Relembrando a cronologia da destruição, Fernandes relata que havia um alerta de evacuação da prefeitura para a quinta-feira, mas que, em meio ao caos informativo, ele teria sido cancelado, e depois retomado na sexta-feira. Em nota, a prefeitura afirma que só emitiu um alerta para a região do bairro na sexta e que, ao longo do dia, ampliou para mais regiões, até chegar a evacuação total.

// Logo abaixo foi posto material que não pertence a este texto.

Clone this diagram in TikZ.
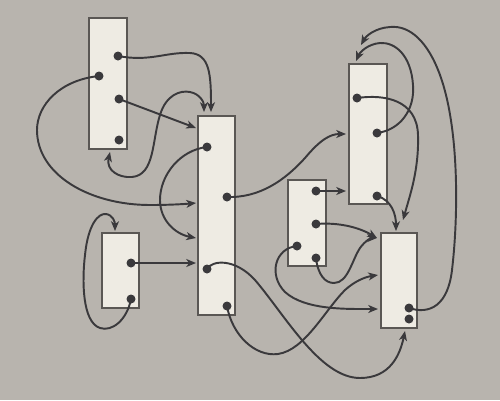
\documentclass[tikz,border=0pt]{standalone}
\usetikzlibrary{arrows.meta}
\definecolor{bg}{HTML}{B8B4AE}
\definecolor{boxfill}{HTML}{EEEBE3}
\definecolor{boxline}{HTML}{5A5754}
\definecolor{ink}{HTML}{3A393C}
\begin{document}
\begin{tikzpicture}[x=0.02cm,y=-0.02cm,
  box/.style 2 args={draw=boxline, fill=boxfill, line width=0.6pt,
    minimum width=#1*0.02cm, minimum height=#2*0.02cm, inner sep=0pt, outer sep=0pt},
  dot/.style={circle, fill=ink, minimum size=0.18cm, inner sep=0pt},
  link/.style={draw=ink, line width=1.1pt, -{Stealth[length=5.5pt,width=4.5pt,inset=1.5pt]}},
  dlink/.style={draw=ink, line width=1.1pt, {Stealth[length=5.5pt,width=4.5pt,inset=1.5pt]}-{Stealth[length=5.5pt,width=4.5pt,inset=1.5pt]}}]
\fill[bg] (0,0) rectangle (500,400);
\useasboundingbox (0,0) rectangle (500,400);

% boxes
\node[box={38}{131}] (A) at (108,83.5) {};
\node[box={37}{199}] (B) at (216.5,215.5) {};
\node[box={37}{75}]  (C) at (120.5,270.5) {};
\node[box={38}{140}] (D) at (368,134) {};
\node[box={38}{86}]  (E) at (307,223) {};
\node[box={36}{95}]  (F) at (399,280.5) {};

% dots
\node[dot] (a1) at (118,56) {};
\node[dot] (a2) at (99,76) {};
\node[dot] (a3) at (119,99) {};
\node[dot] (a4) at (119,140) {};
\node[dot] (b1) at (207,147) {};
\node[dot] (b2) at (227,197) {};
\node[dot] (b3) at (207,269) {};
\node[dot] (b4) at (227,306) {};
\node[dot] (c1) at (131,263) {};
\node[dot] (c2) at (131,299) {};
\node[dot] (d1) at (357,98) {};
\node[dot] (d2) at (377,133) {};
\node[dot] (d3) at (377,196) {};
\node[dot] (e1) at (316,191) {};
\node[dot] (e2) at (316,224) {};
\node[dot] (e3) at (297,246) {};
\node[dot] (e4) at (316,258) {};
\node[dot] (f1) at (409,308) {};
\node[dot] (f2) at (409,319) {};

% arrow tips
\coordinate (tB1) at (211,112);
\coordinate (tB2) at (204,112);
\coordinate (tA)  at (110,152);
\coordinate (tB3) at (196,128);
\coordinate (tB4) at (196,203);
\coordinate (tB5) at (196,238);
\coordinate (tB6) at (196,263);
\coordinate (tC)  at (115,231);
\coordinate (tD1) at (346,134);
\coordinate (tD2) at (346,191);
\coordinate (tD3) at (356,61);
\coordinate (tD4) at (361,45);
\coordinate (tF1) at (405,331);
\coordinate (tF2) at (378,275);
\coordinate (tF3) at (378,309);
\coordinate (tF4) at (377,238);
\coordinate (tF5) at (396,231);
\coordinate (tF6) at (403,220);

% connectors
\draw[link] (a1.center) .. controls (150,62) and (165,52) .. (190,53)
  .. controls (210,54) and (211,75) .. (tB1);
\draw[dlink] (tA) .. controls (106,170) and (118,178) .. (132,177)
  .. controls (155,175) and (152,140) .. (160,115)
  .. controls (166,95) and (180,90) .. (190,92)
  .. controls (200,94) and (204,102) .. (tB2);
\draw[link] (a3.center) -- (tB3);
\draw[link] (a2.center) .. controls (60,80) and (37,105) .. (37,130)
  .. controls (37,175) and (90,205) .. (150,205)
  .. controls (170,205) and (185,204) .. (tB4);
\draw[link] (b1.center) .. controls (180,150) and (160,175) .. (160,200)
  .. controls (160,220) and (175,234) .. (tB5);
\draw[link] (b2.center) .. controls (260,198) and (285,180) .. (305,158)
  .. controls (320,140) and (330,134) .. (tD1);
\draw[link] (c1.center) -- (tB6);
\draw[link] (c2.center) .. controls (127,320) and (112,332) .. (100,328)
  .. controls (82,322) and (82,280) .. (85,255)
  .. controls (88,225) and (98,213) .. (106,214)
  .. controls (113,215) and (115,222) .. (tC);
\draw[link] (b3.center) .. controls (212,260) and (235,258) .. (255,280)
  .. controls (285,315) and (320,378) .. (360,378)
  .. controls (390,378) and (400,355) .. (tF1);
\draw[link] (b4.center) .. controls (232,335) and (255,357) .. (278,354)
  .. controls (305,350) and (325,310) .. (345,290)
  .. controls (355,281) and (365,277) .. (tF2);
\draw[link] (e3.center) .. controls (275,248) and (268,275) .. (285,292)
  .. controls (305,310) and (345,309) .. (tF3);
\draw[link] (e4.center) .. controls (318,275) and (325,283) .. (334,283)
  .. controls (348,283) and (352,260) .. (360,248)
  .. controls (365,241) and (371,238) .. (tF4);
\draw[link] (e2.center) .. controls (340,222) and (360,228) .. (tF4);
\draw[link] (e1.center) -- (tD2);
\draw[link] (d3.center) .. controls (392,200) and (396,215) .. (tF5);
\draw[link] (d1.center) .. controls (385,94) and (417,100) .. (418,135)
  .. controls (419,170) and (410,195) .. (tF6);
\draw[link] (d2.center) .. controls (400,130) and (415,110) .. (413,85)
  .. controls (411,55) and (395,42) .. (380,43)
  .. controls (368,44) and (360,52) .. (tD3);
\draw[link] (f1.center) .. controls (430,315) and (448,305) .. (452,270)
  .. controls (458,220) and (460,130) .. (440,75)
  .. controls (428,42) and (410,25) .. (390,27)
  .. controls (375,28) and (366,36) .. (tD4);
\end{tikzpicture}
\end{document}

“Temos UTIs em cima e embaixo, só que o gerador fica embaixo e o elevador não iria funcionar, então descemos todos os pacientes para o térreo. Eram 18 na UTI, os mais críticos eram uns nove, com ventilação mecânica, sedados”, diz. Só que a água entrou com muita violência o e o resgate terrestre se mostrou impraticável poucas horas depois. “Levamos todo mundo para cima de novo, subimos manualmente os acamados pelas escadas.”
Os barcos de voluntários e de bombeiros demoravam cerca de meia hora para fazer o trajeto até o local seco mais próximo, onde os pacientes eram enviados para o hospital da Ulbra (Universidade Luterana do Brasil). Pela água, eles buscavam as pessoas no segundo andar do prédio.
“Conseguimos, então, resgate por helicóptero, tiramos algumas crianças, mas não temos área de pouso adequada. Vimos que não tínhamos efetividade em descer um por um, então voluntários abriram um buraco a marretadas na parede, e as pessoas conseguiram sair por esses buracos para entrar nas embarcações.” A corrida contra o tempo foi aliviada com a chegada do Exército.
O hospital é municipal e tem administração terceirizada, com licitação contratada pela Prefeitura de Canoas. Algumas empresas já sondaram os dirigentes para saber o custo estimado do que havia no local naquele momento. A direção avalia que, somente de material, o prejuízo seja de R$ 30 milhões a R$ 35 milhões. A cifra não inclui mobília, tecnologia da informação, encanamento, tubos de aspiração, de oxigênio, entre outros.
O governo do estado também discute como reequipar o local. Em visita à cidade no sábado (18), Arita Bergmann, secretária de Saúde do estado, afirmou que os equipamentos perdidos poderão ser substituídos por meio de doações de hospitais de outros estados para a rede de saúde. Na ocasião, ela afirmou que ainda não sabe se o hospital deve ficar no mesmo lugar ou se mudar.
Das 400 pessoas salvas, duas morreram, mas segundo a instituição, a causa não teve relação direta com a cheia. Eram pacientes com morte encefálica que tiveram problemas com ventilação.
Segundo levantamento da Folha de S.Paulo com base em dados do IBGE e de mapeamento da UFRGS (Universidade Federal do Rio Grande do Sul), 54 pontos de saúde foram atingidos pela cheia em Canoas, o que representa 16,6% do total. Os bairros de Mathias Velho e Rio Branco são os mais afetados e ainda estão debaixo d´água. Cerca de 42% das casas de Canoas foram atingidas.